É difícil transmitir a tensão que se viu e sentiu em Bali na última semana das negociações do Mapa do Caminho. A melhor expressão desse sentimento talvez tenha sido a do secretário-executivo da Convenção do Clima, o holandês Yvo de Boer: diante do impasse na plenária, exausto após uma reunião que fora interrompida às 3h30 da manhã e reiniciada às 8h, ele pôs a mão no rosto, chorou e saiu da sala.
Foi uma reta final melancólica para um encontro que tivera início, no dia 3, como uma grande festa. Cerca de 15 mil pessoas compareceram ao distrito-resort de Nusa Dua, na paradisíaca (e insuportavelmente quente) ilha indonésia.
Animados pelas evidências compiladas pelo IPCC (em tese, à prova de contestação pelos governos), os participantes da COP-13 acharam que uma resposta adequada ao aquecimento global era algo garantido. Esbarraram na realidade política e no processo inerentemente lento das Nações Unidas.
Na primeira semana de COP, Bali viu de tudo: de lobistas de um nascente mercado de carbono tentando fazer dinheiro com proteção de florestas até protestos de ONGs que aconteciam sempre ao meio-dia.

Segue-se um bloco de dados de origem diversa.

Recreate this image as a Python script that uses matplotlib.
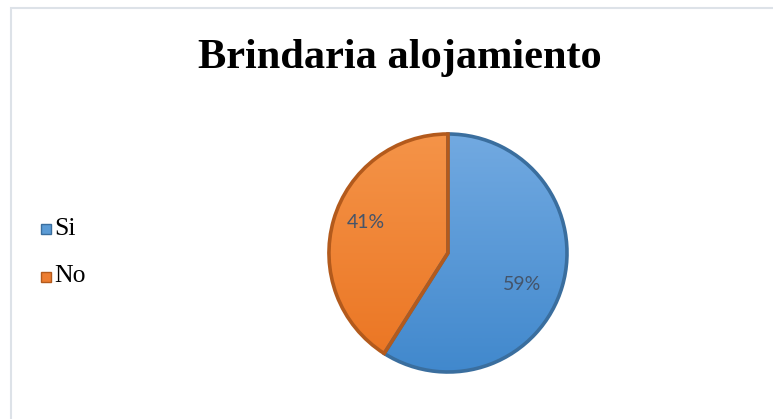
import numpy as np
import matplotlib
matplotlib.use("Agg")
import matplotlib.pyplot as plt
from matplotlib.patches import Rectangle
from matplotlib.colors import LinearSegmentedColormap

title = "Brindaria alojamiento"
categories = ["Si", "No"]
values = [59, 41]
labels_pct = ["59%", "41%"]

base_colors = ["#5B9BD5", "#ED7D31"]
top_colors = ["#74ABE2", "#F5954A"]
bot_colors = ["#3F87CC", "#EA7320"]
edge_colors = ["#3A6E9E", "#B35A1C"]
inner_edge = ["#2F5F8C", "#8F4716"]

W, H = 773, 419
fig = plt.figure(figsize=(W / 100, H / 100), dpi=100)
ax = fig.add_axes([0, 0, 1, 1])

cx, cy, r = 448, H - 253, 119
wedges, _ = ax.pie(values, startangle=90, counterclock=False, radius=r,
                   center=(cx, cy), explode=[0.0, 0.05],
                   colors=base_colors, frame=True,
                   wedgeprops=dict(edgecolor="none", linewidth=0))

ax.set_xlim(0, W)
ax.set_ylim(0, H)
ax.set_aspect("auto")
ax.axis("off")

# gradient fill clipped to each wedge
for w, tc, bc, ec in zip(wedges, top_colors, bot_colors, edge_colors):
    cmap = LinearSegmentedColormap.from_list("g", [bc, tc])
    grad = np.linspace(0, 1, 256).reshape(-1, 1)
    im = ax.imshow(grad, cmap=cmap, origin="lower", aspect="auto",
                   extent=(cx - r - 10, cx + r + 10, cy - r - 10, cy + r + 10),
                   zorder=2)
    im.set_clip_path(w)
    w.set_facecolor("none")
    w.set_edgecolor(ec)
    w.set_linewidth(2.6)
    w.set_zorder(3)

# percentage labels
ax.text(522, H - 285, labels_pct[0], fontsize=14, family="Lato",
        color="#44546A", ha="center", va="center", zorder=4)
ax.text(366, H - 222, labels_pct[1], fontsize=14, family="Lato",
        color="#44546A", ha="center", va="center", zorder=4)

# title
ax.text(400, H - 68, title, fontsize=30.5, family="Liberation Serif",
        weight="bold", ha="center", va="baseline", color="black")

# legend
leg_y = [229, 276]
for cat, y, bc, ec in zip(categories, leg_y, base_colors, edge_colors):
    ax.add_patch(Rectangle((41, H - y - 5.5), 10, 10, facecolor=bc,
                           edgecolor=ec, linewidth=1, zorder=4))
    ax.text(54, H - y, cat, fontsize=18.5, family="Liberation Serif",
            ha="left", va="center", color="black")

# chart border
ax.plot([11, 11, W + 5], [-5, H - 8, H - 8], color="#DDE2E8", lw=1.5,
        solid_joinstyle="miter", clip_on=False)

fig.savefig("out.png", dpi=100)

Num hotel vizinho, simpósios discutiam desde o impacto dos biocombustíveis no clima até tecnologias de captura de carbono.
No centro de imprensa, ONGs chamavam jornalistas para viagens gratuitas (o governo da Indonésia também fez isso, mas só para a imprensa estrangeira) e um certo Lorde Mockton, que se apresentava como conselheiro científico da ex-premiê britânica Margareth Thatcher, pregava contra "a fraude científica do IPCC".

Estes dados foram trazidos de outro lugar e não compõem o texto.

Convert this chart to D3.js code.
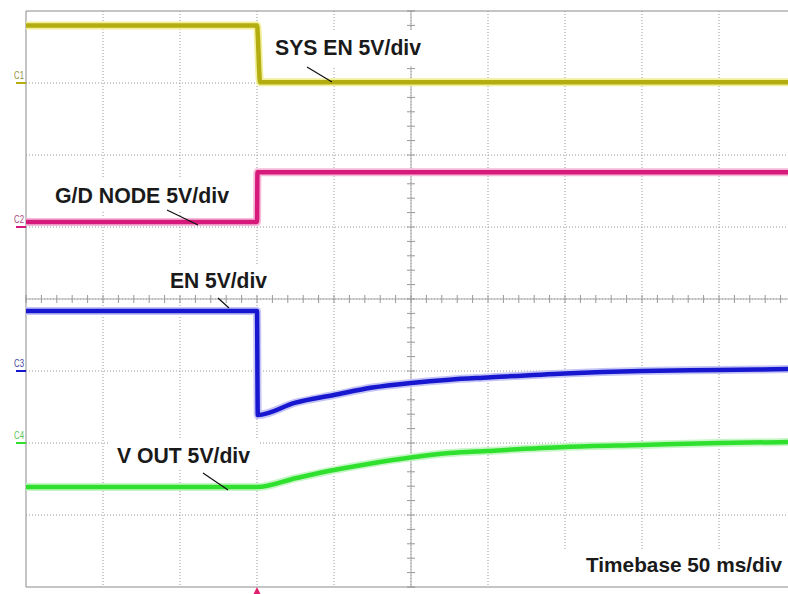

Vestindo um terno azul fora de moda e gravata (enquanto diplomatas aderiam à moda das blusas de batique), Mockton oferecia entrevistas para promover sua visão "cética" do efeito estufa e atacar o IPCC e Al Gore. Depois da apresentação demolidora de Gore, na quinta, ele não foi mais visto.

Fóssil do século
O clima começou a azedar no fim-de-semana passado, quando os EUA lançaram sua ofensiva para melar a COP. A tensão chegou ao auge na quinta-feira, quando o ministro alemão do Meio Ambiente, Sigmar Gabriel, e o comissário europeu para o Ambiente, Stavros Dimas, ameaçaram boicotar a reunião das grandes economias que Bush convocara para 2008.
Na madrugada de sábado a resistência americana foi vencida. Pela manhã, foi a vez de o G77 reclamar. O bloco das nações em desenvolvimento, que inclui o Brasil, pediu para que fosse mantida a palavra "comparabilidade" para os esforços de redução dos países desenvolvidos (leia-se os americanos) e exigiu que os compromissos de financiamento, transferência de tecnologia e capacitação dos países pobres pelos ricos fossem também mensuráveis e verificáveis.
Nesse momento, Ban Ki-moon interveio na plenária. Daí em diante, seguiram-se trocas de acusações, com os chineses culpando De Boer (que chorou) e os sul-africanos acusando os EUA de jogo sujo.